Raccomando i miei Figli a mia Moglie. Non ho mai dubitato della sua materna tenerezza per essi; le raccomando sopra tutto di farli buoni Cristiani, ed onest'Uomini, di non far loro riguardar le grandezze di questo mondo (se saran condannati a provarle) che come beni pericolosi, e transitorj, e di voltare i sguardi verso la sola Gloria solida, e durevole dell'Eternità: prego mia Sorella a voler continuare la sua tenerezza à miei Figli, e di tener loro luogo di Madre se mai avessero la disgrazia di perder la propria.
Prego mia Moglie a voler perdonarmi tutti i mali che soffre in grazia mia, e i dispiaceri che potrei averle recati nel corso della nostra unione, com'Ella può esser sicura che nulla ho contro di Lei, dov'ella credesse aver qualche cosa a rimproverarsi.

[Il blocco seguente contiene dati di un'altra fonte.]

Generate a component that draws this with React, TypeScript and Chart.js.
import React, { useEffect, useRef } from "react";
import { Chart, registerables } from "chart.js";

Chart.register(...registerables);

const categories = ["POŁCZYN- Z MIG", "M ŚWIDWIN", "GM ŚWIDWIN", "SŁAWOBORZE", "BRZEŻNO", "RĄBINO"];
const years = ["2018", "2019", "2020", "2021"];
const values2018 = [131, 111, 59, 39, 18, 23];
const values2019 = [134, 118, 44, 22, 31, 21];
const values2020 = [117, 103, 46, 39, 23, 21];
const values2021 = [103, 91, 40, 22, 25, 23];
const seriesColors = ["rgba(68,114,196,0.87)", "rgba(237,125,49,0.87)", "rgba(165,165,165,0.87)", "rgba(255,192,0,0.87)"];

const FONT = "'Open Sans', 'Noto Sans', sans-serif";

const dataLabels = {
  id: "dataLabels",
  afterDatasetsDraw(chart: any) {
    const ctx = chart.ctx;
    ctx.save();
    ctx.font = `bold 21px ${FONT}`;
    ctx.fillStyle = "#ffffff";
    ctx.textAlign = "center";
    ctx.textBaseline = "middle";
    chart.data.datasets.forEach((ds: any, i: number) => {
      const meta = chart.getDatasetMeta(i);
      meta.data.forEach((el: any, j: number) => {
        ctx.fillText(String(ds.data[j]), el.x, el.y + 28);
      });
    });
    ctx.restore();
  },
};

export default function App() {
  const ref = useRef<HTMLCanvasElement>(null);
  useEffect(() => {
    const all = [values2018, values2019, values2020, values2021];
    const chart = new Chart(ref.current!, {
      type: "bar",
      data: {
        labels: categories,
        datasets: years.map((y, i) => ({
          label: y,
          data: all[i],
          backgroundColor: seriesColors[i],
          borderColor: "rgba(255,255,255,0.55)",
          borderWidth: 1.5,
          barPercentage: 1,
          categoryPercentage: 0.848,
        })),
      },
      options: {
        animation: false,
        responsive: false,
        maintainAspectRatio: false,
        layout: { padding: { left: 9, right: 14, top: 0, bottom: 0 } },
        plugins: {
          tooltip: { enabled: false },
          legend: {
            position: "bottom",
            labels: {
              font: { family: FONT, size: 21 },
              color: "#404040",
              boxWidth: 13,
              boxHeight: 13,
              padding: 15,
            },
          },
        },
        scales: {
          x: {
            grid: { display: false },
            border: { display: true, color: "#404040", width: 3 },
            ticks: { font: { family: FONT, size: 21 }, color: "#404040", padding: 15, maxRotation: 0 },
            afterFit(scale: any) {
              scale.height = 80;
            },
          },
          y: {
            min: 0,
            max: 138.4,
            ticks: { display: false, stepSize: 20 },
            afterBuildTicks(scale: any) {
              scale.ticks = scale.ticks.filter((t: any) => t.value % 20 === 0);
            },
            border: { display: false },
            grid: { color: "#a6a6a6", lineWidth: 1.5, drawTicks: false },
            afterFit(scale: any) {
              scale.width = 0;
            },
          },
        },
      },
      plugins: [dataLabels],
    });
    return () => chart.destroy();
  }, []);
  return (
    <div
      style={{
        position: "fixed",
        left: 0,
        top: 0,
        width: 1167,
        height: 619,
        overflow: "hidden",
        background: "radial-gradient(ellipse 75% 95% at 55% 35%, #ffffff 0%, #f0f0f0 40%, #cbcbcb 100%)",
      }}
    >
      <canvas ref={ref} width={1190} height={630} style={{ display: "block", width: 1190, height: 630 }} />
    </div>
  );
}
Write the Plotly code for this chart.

Raccomando vivissimamente à miei Figli dopo quel che devono a Dio che deve andare innanzi di tutto, di essere uniti sempre fra loro, sommessi, ed ubbidienti alla lor Madre, e grati a tutte le cure, e travagli, ch'ella si prende per essi, e per mia memoria. Li prego a riguardar mia Sorella come un'altra lor Madre.
Raccomando a mio Figlio, se avesse mai la disgrazia di esser Re, di pensare che deve tutto se stesso alla felicità dè suoi concittadini, che deve dimenticarsi d'ogni risentimento, d'ogni odio, e segnatamente di quanto ha rapporto alle disgrazie, ed ai dispiaceri che provo, che non potrà fare giammai il bene dei Popoli, fuorché regnando secondo le leggi; ma al tempo stesso che un Re non può far rispettarle, né fare il ben che vorrebbe se non è rivestito dell'autorità necessaria, e che altrimenti legato nelle sue operazioni, e non ispirando alcun rispetto farà più di danno, che di vantaggio.
Raccomando a mio Figlio di aver cura di tutte le Persone che m'erano attaccate quanto le circostanze in cui si troverà gli permetteranno di fare: di pensare ch'è un debito sacrosanto da me contratto verso i Figli, o i Genitori di quelli che son periti in grazia mia, e poscia di coloro che in grazia mia si trovano in uno stato infelice.
So che tra quelli che m'erano attaccati ve ne son molti, che non si sono condotti a mio riguardo, come doveano, e che mi hanno fino mostrata dell'ingratitudine; ma io perdono loro (spesso in momento di agitazione, e di effervescenza non si è padron di se stessi) e prego mio Figlio se ne ha l'occasione a non ricordarsi della loro disgrazia.
Vorrei poter qui attestare la mia riconoscenza a coloro, che mi hanno mostrato un vero attaccamento senza alcun interesse; se da un canto sono stato commosso sensibilmente alla slealtà, e sconoscenza di alcuni, a cui mai non avea dimostrato che bontà, ed essi personalmente, o ai loro parenti, o amici, sono stato dall'alto consolatissimo in vedere l'attaccamento, e l'interesse gratuito da molte persone mostratomi; li prego tutti a gradire i miei ringraziamenti. Nella situazione in cui tuttavia sono le cose temerei comprometterli se mai parlassi più chiaro; ma raccomando specialmente a mio Figlio di indagar le occasioni per poter riconoscerli.
Crederei calunniare ciò non ostante i sentimenti della Nazione se non raccomandassi apertamente a mio Figlio MM. de Chamilly e Huë che il vero loro attaccamento alla mia persona avea portato a richiudersi meco in questo tristo soggiorno, e che hanno creduto di divenire le vittime disgraziate. Gli raccomando ancora Cléry, delle attenzioni del quale ho avuto tutto il motivo di lodarmi dacché trovasi meco, essendo quegli che è restato con me sin alla fine: Prego i Signori della Comune di consegnargli i miei panni, i miei libri, il mio oriuolo, la mia borsa e gli altri piccoli effetti depositati ai Consiglio della Comune.
Perdono ancora volontierissimo a coloro che mi hanno fatta la sentinella i cattivi trattamenti, e malattie con cui han creduto dover usar meco. Ho ritrovato alcune anime sensibili, e compassionevoli; possano esse godere nel loro animo di quella tranquillità che il loro modo di pensare deve ad essi accordare.
Prego i Signori di Melesherbes, Tronchet, e de Séze a qui tutti ricevere i miei ringraziamenti, e l'espressione della mia sensibilità per tutte le cure, e fastidi che si son dati per me.
Finisco con dichiarare innanzi a Dio, e pronto a comparire alla sua presenza, ch'io non mi rimprovero alcun dei delitti che mi si sono opposti.
Dalla Torre del Tempio, li venticinque dicembre dell'anno mille settecento novanta due".